If you need or want more leverage in your exchange traded funds (ETFs), today you’re going to have the choice.
Direxion has launched eight ETFs that are leveraged bull and bear funds designed to seek 300% of the daily performance, or 300% of the inverse of the daily performance, of the four indexes they track.
Among the reasons that Direxion went with triple leverage is that they’d be first on the market with a new and different product, instead of getting lost in a sea of similar products.
“ETFs that are first-movers tend to have an enormous advantage. We didn’t want to come out with products similar to what was already out there,” says Dan O’Neill, president and chief investment strategist. “We believe that that’s what’s going to distinguish them and that will hopefully be a point of attraction for clients.
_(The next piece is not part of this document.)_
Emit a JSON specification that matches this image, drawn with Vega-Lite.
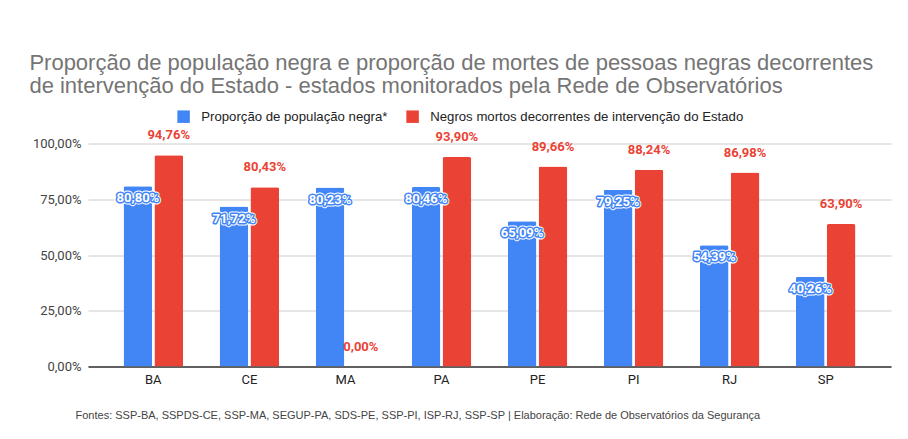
{
  "$schema": "https://vega.github.io/schema/vega-lite/v6.json",
  "autosize": {"type": "none"},
  "width": 803,
  "height": 223,
  "padding": {"left": 88, "top": 143.5, "right": 17, "bottom": 72.5},
  "title": {
    "text": ["Proporção de população negra e proporção de mortes de pessoas negras decorrentes", "de intervenção do Estado - estados monitorados pela Rede de Observatórios"],
    "anchor": "start",
    "dx": -3,
    "font": "Liberation Sans",
    "fontSize": 22,
    "fontWeight": "normal",
    "color": "#757575",
    "lineHeight": 23,
    "baseline": "top",
    "offset": 0,
    "dy": -12
  },
  "data": {
    "values": [
      {"estado": "BA", "serie": "Proporção de população negra*", "valor": 0.8080},
      {"estado": "BA", "serie": "Negros mortos decorrentes de intervenção do Estado", "valor": 0.9476},
      {"estado": "CE", "serie": "Proporção de população negra*", "valor": 0.7172},
      {"estado": "CE", "serie": "Negros mortos decorrentes de intervenção do Estado", "valor": 0.8043},
      {"estado": "MA", "serie": "Proporção de população negra*", "valor": 0.8023},
      {"estado": "MA", "serie": "Negros mortos decorrentes de intervenção do Estado", "valor": 0.0},
      {"estado": "PA", "serie": "Proporção de população negra*", "valor": 0.8046},
      {"estado": "PA", "serie": "Negros mortos decorrentes de intervenção do Estado", "valor": 0.9390},
      {"estado": "PE", "serie": "Proporção de população negra*", "valor": 0.6509},
      {"estado": "PE", "serie": "Negros mortos decorrentes de intervenção do Estado", "valor": 0.8966},
      {"estado": "PI", "serie": "Proporção de população negra*", "valor": 0.7925},
      {"estado": "PI", "serie": "Negros mortos decorrentes de intervenção do Estado", "valor": 0.8824},
      {"estado": "RJ", "serie": "Proporção de população negra*", "valor": 0.5439},
      {"estado": "RJ", "serie": "Negros mortos decorrentes de intervenção do Estado", "valor": 0.8698},
      {"estado": "SP", "serie": "Proporção de população negra*", "valor": 0.4026},
      {"estado": "SP", "serie": "Negros mortos decorrentes de intervenção do Estado", "valor": 0.6390}
    ]
  },
  "encoding": {
    "x": {
      "field": "estado", "type": "nominal", "sort": null,
      "scale": {"paddingInner": 0.38, "paddingOuter": 0.37},
      "axis": {
        "title": "Fontes: SSP-BA, SSPDS-CE, SSP-MA, SEGUP-PA, SDS-PE, SSP-PI, ISP-RJ, SSP-SP | Elaboração: Rede de Observatórios da Segurança",
        "titleAnchor": "start", "titleAlign": "left", "titleX": -13, "titleY": 49, "titleBaseline": "middle",
        "titleFont": "Liberation Sans", "titleFontSize": 11, "titleFontWeight": "normal", "titleColor": "#444444",
        "labelAngle": 0, "labelFontSize": 13, "labelColor": "#222222", "labelPadding": 7,
        "ticks": false, "domainColor": "#333333", "domainWidth": 1.5, "grid": false
      }
    },
    "xOffset": {
      "field": "serie", "type": "nominal",
      "sort": ["Proporção de população negra*", "Negros mortos decorrentes de intervenção do Estado"],
      "scale": {"paddingInner": 0.07}
    },
    "y": {
      "field": "valor", "type": "quantitative",
      "scale": {"domain": [0, 1], "nice": false},
      "axis": {
        "values": [0, 0.25, 0.5, 0.75, 1], "format": ".2%", "title": null,
        "domain": false, "ticks": false, "gridColor": "#cccccc",
        "labelFontSize": 13, "labelColor": "#444444", "labelPadding": 7
      }
    }
  },
  "layer": [
    {
      "mark": {"type": "bar", "cornerRadiusTopLeft": 2, "cornerRadiusTopRight": 2},
      "encoding": {
        "color": {
          "field": "serie", "type": "nominal",
          "scale": {"domain": ["Proporção de população negra*", "Negros mortos decorrentes de intervenção do Estado"], "range": ["#4285F4", "#EA4335"]},
          "legend": {
            "title": null, "orient": "none", "direction": "horizontal",
            "legendX": 89, "legendY": -33.5,
            "symbolType": "square", "symbolSize": 156, "symbolStrokeWidth": 0,
            "labelFont": "Liberation Sans", "labelFontSize": 13.2, "labelColor": "#222222", "labelOffset": 11,
            "columnPadding": 18, "labelLimit": 400
          }
        }
      }
    },
    {
      "transform": [{"filter": "datum.serie === 'Proporção de população negra*'"}],
      "mark": {"type": "text", "baseline": "middle", "dy": 12, "fontSize": 13, "fontWeight": "bold", "stroke": "#ffffff", "strokeWidth": 5, "fill": "#ffffff", "strokeJoin": "round"},
      "encoding": {"text": {"field": "valor", "type": "quantitative", "format": ".2%"}}
    },
    {
      "transform": [{"filter": "datum.serie === 'Proporção de população negra*'"}],
      "mark": {"type": "text", "baseline": "middle", "dy": 12, "fontSize": 13, "fontWeight": "bold", "stroke": "#4285F4", "strokeWidth": 3, "fill": "#4285F4", "strokeJoin": "round"},
      "encoding": {"text": {"field": "valor", "type": "quantitative", "format": ".2%"}}
    },
    {
      "transform": [{"filter": "datum.serie === 'Proporção de população negra*'"}],
      "mark": {"type": "text", "baseline": "middle", "dy": 12, "fontSize": 13, "fontWeight": "bold", "fill": "#ffffff"},
      "encoding": {"text": {"field": "valor", "type": "quantitative", "format": ".2%"}}
    },
    {
      "transform": [{"filter": "datum.serie !== 'Proporção de população negra*'"}],
      "mark": {"type": "text", "baseline": "middle", "dy": -20, "fontSize": 13, "fontWeight": "bold", "fill": "#EA4335"},
      "encoding": {"text": {"field": "valor", "type": "quantitative", "format": ".2%"}}
    }
  ],
  "config": {
    "font": "Roboto",
    "view": {"stroke": null},
    "locale": {"number": {"decimal": ",", "thousands": ".", "grouping": [3], "currency": ["R$", ""]}}
  }
}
We’ve gone with high leverage because we think it’s attractive.”
When these funds first appeared in registration, there was a bit of chatter about whether triple leverage was a great idea for investors. After all, someone who isn’t careful or mindful of the risks could land themselves in hot water with the standard long and short funds, let alone one that offers triple leverage.
But O’Neill cautions against viewing these or any other leveraged fund in a vacuum.
“The question we have is how you’re going to use them. What matters is how you use them in a broader portfolio. If you use them to hedge, it may lower your risk profile,” he says.
The funds aren’t meant to be the centerpiece of any investors’ portfolio, but as part of an overall strategy. Putting all of your eggs in one basket is never a good idea.